Lifecycle structure
Projects were organized around real implementation stages like planning, setup, readiness, go-live, follow-up, handoff, and closure.
At Silverware POS, I led the Implementation department's move from spreadsheets, handwritten notes, and physical project folders into ClickUp. The goal was not to launch a cleaner task list. It was to build a system the department could actually run on.
Company
Silverware POS
Role
Assistant Implementation Manager
Tools
ClickUp, n8n, dashboards, custom fields
Business Problem
The department did not just need project tracking. It needed one shared operating system that matched how implementations were really delivered and gave managers a clearer view of the work.
Project details lived across spreadsheets, handwritten notes, physical folders, and personal follow-up habits.
Managers had limited visibility into backlog, stalled work, and where each implementation actually stood.
Reporting was inconsistent, which made timing, ownership, and revenue context harder to trust.
Approach
Because ClickUp started as a blank slate, the real work was translating the department's delivery model into something people could use every day.
Designed the ClickUp structure around Silverware's real implementation lifecycle instead of a generic project board.
Built more than 200 modular templates so each project could reflect the actual scope sold by Sales.
Created custom fields for lifecycle, timing, segmentation, and revenue reporting.
Added n8n automation to support field consistency, milestone tracking, and lifecycle calculations.
Built executive dashboards that made ClickUp useful for both delivery teams and leadership.
System Design
The strongest part of the build was not one feature. It was how the project structure, template system, reporting model, and communication layer worked together.
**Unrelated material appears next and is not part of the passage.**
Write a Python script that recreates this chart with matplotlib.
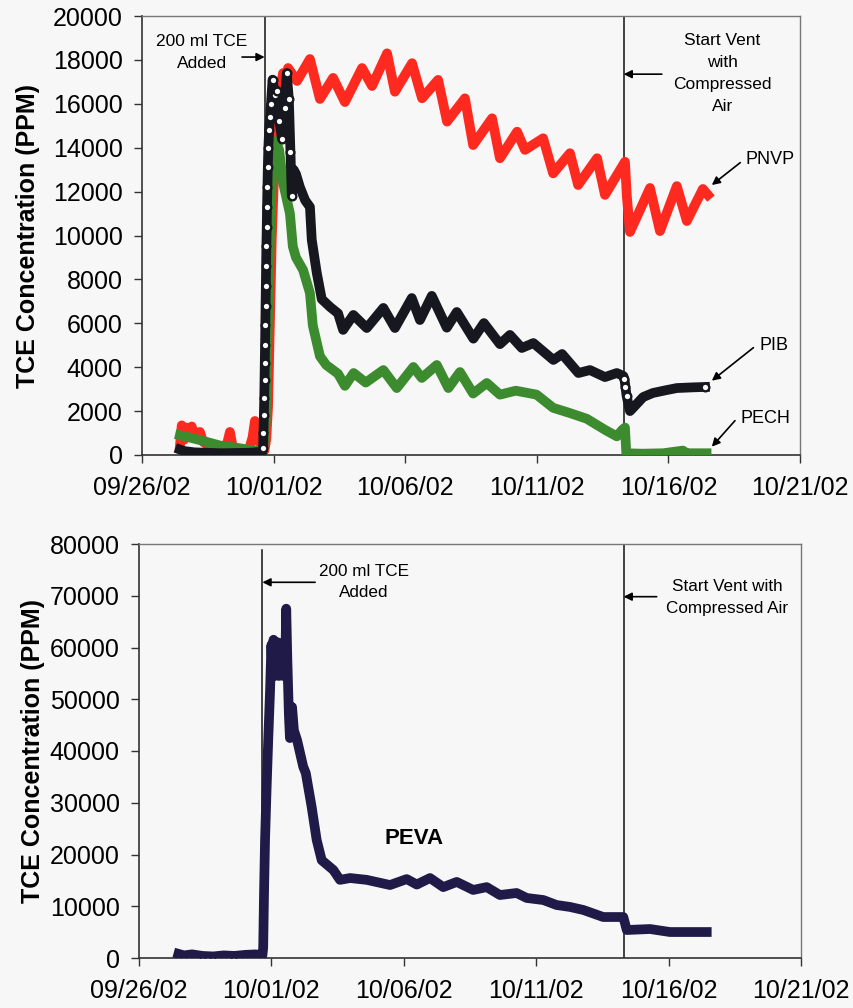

Projects were organized around real implementation stages like planning, setup, readiness, go-live, follow-up, handoff, and closure.
Instead of forcing every deployment into one checklist, the template library supported different combinations of POS, payments, QSR, kitchen display, mobile, and add-on work.
Fields for ARR, project type, market segment, time to live, time to revenue, and revenue trigger dates turned the workspace into a usable dataset.
The project record became the central source for notes, blockers, ownership, and status context instead of relying on memory or side conversations.
Outcomes
The biggest change was structural. ClickUp became the place where project delivery, ownership, backlog visibility, lifecycle tracking, and leadership reporting all came together.
Replaced fragmented, person-specific tracking with one centralized implementation operating system.
Gave management clearer visibility into active work, stuck projects, backlog, and implementation timelines.
Made project setup more consistent by aligning templates to the actual scope sold.
Created a stronger foundation for automation, reporting, and future process controls.
Key takeaway
The goal was not to build a task list. It was to build an implementation operating system.
Lessons Learned
It marked a shift in my career from executing implementations to designing the structure that helps an entire department work more consistently.
A flexible platform only becomes valuable when the operating model behind it is well defined.
One generic checklist rarely reflects real delivery complexity.
If leadership wants reporting later, the fields and lifecycle logic have to be designed early.